Exercise
Repeat the lines below exactly as they appear, but leave out the images.

Dataset extract
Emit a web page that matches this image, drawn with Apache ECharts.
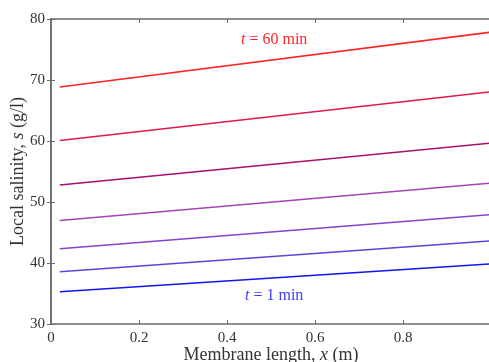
<!DOCTYPE html>
<html>
<head>
<meta charset="utf-8">
<script src="https://cdn.jsdelivr.net/npm/echarts@6/dist/echarts.min.js"></script>
<style>
  html, body { margin: 0; padding: 0; background: #fff; }
  #chart { width: 489px; height: 362px; }
</style>
</head>
<body>
<div id="chart"></div>
<script>
// positions along the membrane (m)
const xPos = [0.02, 1.0];

// local salinity (g/l), from t = 60 min (top) to t = 1 min (bottom)
const s60 = [68.85, 77.85];
const s50 = [60.1, 68.05];
const s40 = [52.8, 59.65];
const s30 = [46.95, 53.1];
const s20 = [42.35, 47.95];
const s10 = [38.55, 43.65];
const s1 = [35.3, 39.85];

const lineData = [s60, s50, s40, s30, s20, s10, s1];
const lineColors = ['#ff2424', '#e01a4c', '#a8106a', '#a444b4', '#8444cc', '#5a44e2', '#1414f4'];

const xTicks = [0, 0.2, 0.4, 0.6, 0.8];
const yTicks = [30, 40, 50, 60, 70, 80];

const chart = echarts.init(document.getElementById('chart'), null, { renderer: 'canvas' });

const serif = 'Liberation Serif';
const axisCol = '#6b6b6b';

const series = lineData.map((vals, i) => ({
  type: 'line',
  data: vals.map((v, j) => [xPos[j], v]),
  showSymbol: false,
  symbol: 'none',
  silent: true,
  lineStyle: { color: lineColors[i], width: 1.5 },
  xAxisIndex: 0,
  yAxisIndex: 0
}));

// rich styles for "t = .. min" annotations
const annot = (color) => ({
  fontWeight: 'normal',
  rich: {
    i: { fontFamily: serif, fontSize: 16, color: color, fontStyle: 'italic', fontWeight: 'normal' },
    r: { fontFamily: serif, fontSize: 16, color: color, fontWeight: 'normal' }
  }
});

const nameRich = {
  r: { fontFamily: serif, fontSize: 18, color: '#333' },
  i: { fontFamily: serif, fontSize: 18, color: '#333', fontStyle: 'italic' }
};

const option = {
  animation: false,
  backgroundColor: '#fff',
  grid: { left: 51, right: -2, top: 19, bottom: 38, containLabel: false, outerBoundsMode: 'none' },
  xAxis: [
    {
      type: 'value', min: 0, max: 1, interval: 0.2, position: 'bottom',
      axisLine: { lineStyle: { color: axisCol, width: 1.5 } },
      axisTick: { inside: true, length: 4, lineStyle: { color: axisCol } },
      splitLine: { show: false },
      axisLabel: {
        color: '#333', fontFamily: serif, fontSize: 15, margin: 7,
        formatter: v => xTicks.includes(Math.round(v * 10) / 10) ? String(Math.round(v * 10) / 10) : ''
      },
      name: '{r|Membrane length, }{i|x}{r| (m)}',
      nameLocation: 'middle', nameGap: 22, nameMoveOverlap: false,
      nameTextStyle: { rich: nameRich }
    },
    {
      type: 'value', min: 0, max: 1, interval: 0.2, position: 'top',
      axisLine: { lineStyle: { color: axisCol, width: 1.5 } },
      axisTick: { inside: true, length: 4, lineStyle: { color: axisCol } },
      axisLabel: { show: false },
      splitLine: { show: false }
    }
  ],
  yAxis: [
    {
      type: 'value', min: 30, max: 80, interval: 10, position: 'left',
      axisLine: { show: true, lineStyle: { color: axisCol, width: 1.5 } },
      axisTick: { show: true, inside: true, length: 4, lineStyle: { color: axisCol } },
      splitLine: { show: false },
      axisLabel: {
        color: '#333', fontFamily: serif, fontSize: 15, margin: 6,
        formatter: v => yTicks.includes(v) ? String(v) : ''
      },
      name: '{r|Local salinity, }{i|s}{r| (g/l)}',
      nameLocation: 'middle', nameGap: 24, nameRotate: 90, nameMoveOverlap: false,
      nameTextStyle: { rich: nameRich }
    },
    {
      type: 'value', min: 30, max: 80, interval: 10, position: 'right',
      axisLine: { show: true, lineStyle: { color: axisCol, width: 1.5 } },
      axisTick: { show: true, inside: true, length: 4, lineStyle: { color: axisCol } },
      axisLabel: { show: false },
      splitLine: { show: false }
    }
  ],
  title: [
    { text: '{i|t}{r| = 60 min}', left: 236, top: 27, textStyle: annot('#ff2424') },
    { text: '{i|t}{r| = 1 min}', left: 240, top: 283, textStyle: annot('#3c3cf4') }
  ],
  series: series
};

chart.setOption(option);
</script>
</body>
</html>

Solution
Emit a web page that matches this image, drawn with Apache ECharts.
<!DOCTYPE html>
<html>
<head>
<meta charset="utf-8">
<script src="https://cdn.jsdelivr.net/npm/echarts@6/dist/echarts.min.js"></script>
<style>
  html, body { margin: 0; padding: 0; background: #fff; }
  #chart { width: 489px; height: 362px; }
</style>
</head>
<body>
<div id="chart"></div>
<script>
// positions along the membrane (m)
const xPos = [0.02, 1.0];

// local salinity (g/l), from t = 60 min (top) to t = 1 min (bottom)
const s60 = [68.85, 77.85];
const s50 = [60.1, 68.05];
const s40 = [52.8, 59.65];
const s30 = [46.95, 53.1];
const s20 = [42.35, 47.95];
const s10 = [38.55, 43.65];
const s1 = [35.3, 39.85];

const lineData = [s60, s50, s40, s30, s20, s10, s1];
const lineColors = ['#ff2424', '#e01a4c', '#a8106a', '#a444b4', '#8444cc', '#5a44e2', '#1414f4'];

const xTicks = [0, 0.2, 0.4, 0.6, 0.8];
const yTicks = [30, 40, 50, 60, 70, 80];

const chart = echarts.init(document.getElementById('chart'), null, { renderer: 'canvas' });

const serif = 'Liberation Serif';
const axisCol = '#6b6b6b';

const series = lineData.map((vals, i) => ({
  type: 'line',
  data: vals.map((v, j) => [xPos[j], v]),
  showSymbol: false,
  symbol: 'none',
  silent: true,
  lineStyle: { color: lineColors[i], width: 1.5 },
  xAxisIndex: 0,
  yAxisIndex: 0
}));

// rich styles for "t = .. min" annotations
const annot = (color) => ({
  fontWeight: 'normal',
  rich: {
    i: { fontFamily: serif, fontSize: 16, color: color, fontStyle: 'italic', fontWeight: 'normal' },
    r: { fontFamily: serif, fontSize: 16, color: color, fontWeight: 'normal' }
  }
});

const nameRich = {
  r: { fontFamily: serif, fontSize: 18, color: '#333' },
  i: { fontFamily: serif, fontSize: 18, color: '#333', fontStyle: 'italic' }
};

const option = {
  animation: false,
  backgroundColor: '#fff',
  grid: { left: 51, right: -2, top: 19, bottom: 38, containLabel: false, outerBoundsMode: 'none' },
  xAxis: [
    {
      type: 'value', min: 0, max: 1, interval: 0.2, position: 'bottom',
      axisLine: { lineStyle: { color: axisCol, width: 1.5 } },
      axisTick: { inside: true, length: 4, lineStyle: { color: axisCol } },
      splitLine: { show: false },
      axisLabel: {
        color: '#333', fontFamily: serif, fontSize: 15, margin: 7,
        formatter: v => xTicks.includes(Math.round(v * 10) / 10) ? String(Math.round(v * 10) / 10) : ''
      },
      name: '{r|Membrane length, }{i|x}{r| (m)}',
      nameLocation: 'middle', nameGap: 22, nameMoveOverlap: false,
      nameTextStyle: { rich: nameRich }
    },
    {
      type: 'value', min: 0, max: 1, interval: 0.2, position: 'top',
      axisLine: { lineStyle: { color: axisCol, width: 1.5 } },
      axisTick: { inside: true, length: 4, lineStyle: { color: axisCol } },
      axisLabel: { show: false },
      splitLine: { show: false }
    }
  ],
  yAxis: [
    {
      type: 'value', min: 30, max: 80, interval: 10, position: 'left',
      axisLine: { show: true, lineStyle: { color: axisCol, width: 1.5 } },
      axisTick: { show: true, inside: true, length: 4, lineStyle: { color: axisCol } },
      splitLine: { show: false },
      axisLabel: {
        color: '#333', fontFamily: serif, fontSize: 15, margin: 6,
        formatter: v => yTicks.includes(v) ? String(v) : ''
      },
      name: '{r|Local salinity, }{i|s}{r| (g/l)}',
      nameLocation: 'middle', nameGap: 24, nameRotate: 90, nameMoveOverlap: false,
      nameTextStyle: { rich: nameRich }
    },
    {
      type: 'value', min: 30, max: 80, interval: 10, position: 'right',
      axisLine: { show: true, lineStyle: { color: axisCol, width: 1.5 } },
      axisTick: { show: true, inside: true, length: 4, lineStyle: { color: axisCol } },
      axisLabel: { show: false },
      splitLine: { show: false }
    }
  ],
  title: [
    { text: '{i|t}{r| = 60 min}', left: 236, top: 27, textStyle: annot('#ff2424') },
    { text: '{i|t}{r| = 1 min}', left: 240, top: 283, textStyle: annot('#3c3cf4') }
  ],
  series: series
};

chart.setOption(option);
</script>
</body>
</html>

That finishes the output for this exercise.